From the first line of the data below through the line holding "0.118, 0.143, 0.175, 0.22, 0.28, 0.35, 0.44, 0.52]", output each line exactly and leave the pictures out.
########################################
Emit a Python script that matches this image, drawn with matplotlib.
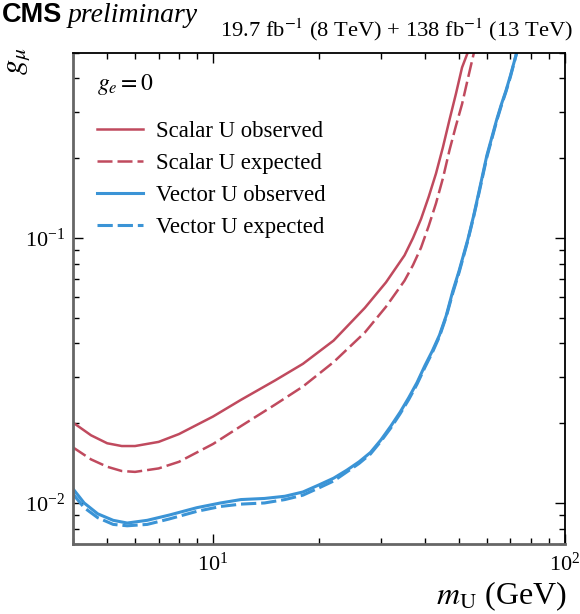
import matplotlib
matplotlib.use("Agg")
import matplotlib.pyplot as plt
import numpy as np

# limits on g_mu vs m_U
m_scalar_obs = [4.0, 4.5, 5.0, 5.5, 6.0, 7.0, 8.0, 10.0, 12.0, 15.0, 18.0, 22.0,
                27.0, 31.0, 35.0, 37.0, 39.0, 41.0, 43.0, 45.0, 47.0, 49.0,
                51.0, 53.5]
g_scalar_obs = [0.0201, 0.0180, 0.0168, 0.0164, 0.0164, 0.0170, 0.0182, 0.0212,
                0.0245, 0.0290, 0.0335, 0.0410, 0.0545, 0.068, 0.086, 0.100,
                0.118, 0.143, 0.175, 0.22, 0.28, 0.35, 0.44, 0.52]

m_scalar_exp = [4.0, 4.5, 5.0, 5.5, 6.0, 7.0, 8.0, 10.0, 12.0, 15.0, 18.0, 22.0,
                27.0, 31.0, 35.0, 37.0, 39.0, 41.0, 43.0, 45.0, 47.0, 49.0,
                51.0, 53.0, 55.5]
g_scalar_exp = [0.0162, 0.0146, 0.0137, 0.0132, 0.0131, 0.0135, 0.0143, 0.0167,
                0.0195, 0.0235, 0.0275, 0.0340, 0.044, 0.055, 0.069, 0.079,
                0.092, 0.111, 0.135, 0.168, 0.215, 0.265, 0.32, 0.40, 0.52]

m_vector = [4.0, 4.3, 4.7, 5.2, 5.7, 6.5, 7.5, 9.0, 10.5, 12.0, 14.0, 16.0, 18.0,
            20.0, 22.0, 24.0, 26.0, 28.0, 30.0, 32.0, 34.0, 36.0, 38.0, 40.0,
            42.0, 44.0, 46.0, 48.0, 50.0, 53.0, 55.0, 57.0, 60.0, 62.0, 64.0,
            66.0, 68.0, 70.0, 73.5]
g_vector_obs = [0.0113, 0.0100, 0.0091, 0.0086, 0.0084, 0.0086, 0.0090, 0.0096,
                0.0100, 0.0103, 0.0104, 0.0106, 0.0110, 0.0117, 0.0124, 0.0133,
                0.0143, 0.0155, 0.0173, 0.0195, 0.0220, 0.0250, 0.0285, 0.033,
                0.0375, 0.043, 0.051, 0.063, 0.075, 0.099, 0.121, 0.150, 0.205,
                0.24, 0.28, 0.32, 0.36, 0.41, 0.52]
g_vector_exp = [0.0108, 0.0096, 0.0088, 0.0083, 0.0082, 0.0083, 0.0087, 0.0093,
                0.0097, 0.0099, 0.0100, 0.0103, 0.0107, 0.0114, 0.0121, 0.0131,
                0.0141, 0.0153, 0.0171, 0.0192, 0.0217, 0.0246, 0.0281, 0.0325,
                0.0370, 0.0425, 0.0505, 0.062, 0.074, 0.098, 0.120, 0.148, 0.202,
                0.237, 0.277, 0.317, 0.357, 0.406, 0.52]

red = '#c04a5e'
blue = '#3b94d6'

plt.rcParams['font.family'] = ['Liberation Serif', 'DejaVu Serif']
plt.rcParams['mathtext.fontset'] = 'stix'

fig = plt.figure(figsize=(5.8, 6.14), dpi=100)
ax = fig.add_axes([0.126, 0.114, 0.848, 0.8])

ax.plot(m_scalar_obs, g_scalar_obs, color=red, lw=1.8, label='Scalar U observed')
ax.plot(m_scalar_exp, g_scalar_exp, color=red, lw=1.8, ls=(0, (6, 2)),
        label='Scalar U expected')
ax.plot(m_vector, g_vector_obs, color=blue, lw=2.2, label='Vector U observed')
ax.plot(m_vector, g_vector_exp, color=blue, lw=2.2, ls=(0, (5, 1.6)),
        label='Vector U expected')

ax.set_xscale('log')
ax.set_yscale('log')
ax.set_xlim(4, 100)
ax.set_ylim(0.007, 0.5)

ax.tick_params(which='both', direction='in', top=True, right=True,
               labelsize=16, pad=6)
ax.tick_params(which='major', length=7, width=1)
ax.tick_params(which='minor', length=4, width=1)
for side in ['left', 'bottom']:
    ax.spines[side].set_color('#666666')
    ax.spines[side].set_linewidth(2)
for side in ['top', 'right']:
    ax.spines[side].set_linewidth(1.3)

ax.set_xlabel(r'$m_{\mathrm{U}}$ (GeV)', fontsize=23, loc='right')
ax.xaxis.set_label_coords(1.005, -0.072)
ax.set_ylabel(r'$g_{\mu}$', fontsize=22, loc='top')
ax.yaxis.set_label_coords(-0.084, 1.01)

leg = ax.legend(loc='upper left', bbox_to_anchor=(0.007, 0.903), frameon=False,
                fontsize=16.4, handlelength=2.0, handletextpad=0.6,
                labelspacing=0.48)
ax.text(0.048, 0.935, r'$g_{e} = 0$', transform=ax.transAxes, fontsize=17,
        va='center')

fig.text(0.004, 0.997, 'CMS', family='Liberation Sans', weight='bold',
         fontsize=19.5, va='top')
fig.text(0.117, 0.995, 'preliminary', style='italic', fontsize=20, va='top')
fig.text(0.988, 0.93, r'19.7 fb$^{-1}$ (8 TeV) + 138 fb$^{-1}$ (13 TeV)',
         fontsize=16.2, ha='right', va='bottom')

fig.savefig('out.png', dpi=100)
########################################
> **TASK OUTPUT**:
Emit a Python script that matches this image, drawn with matplotlib.
import matplotlib
matplotlib.use("Agg")
import matplotlib.pyplot as plt
import numpy as np

# limits on g_mu vs m_U
m_scalar_obs = [4.0, 4.5, 5.0, 5.5, 6.0, 7.0, 8.0, 10.0, 12.0, 15.0, 18.0, 22.0,
                27.0, 31.0, 35.0, 37.0, 39.0, 41.0, 43.0, 45.0, 47.0, 49.0,
                51.0, 53.5]
g_scalar_obs = [0.0201, 0.0180, 0.0168, 0.0164, 0.0164, 0.0170, 0.0182, 0.0212,
                0.0245, 0.0290, 0.0335, 0.0410, 0.0545, 0.068, 0.086, 0.100,
                0.118, 0.143, 0.175, 0.22, 0.28, 0.35, 0.44, 0.52]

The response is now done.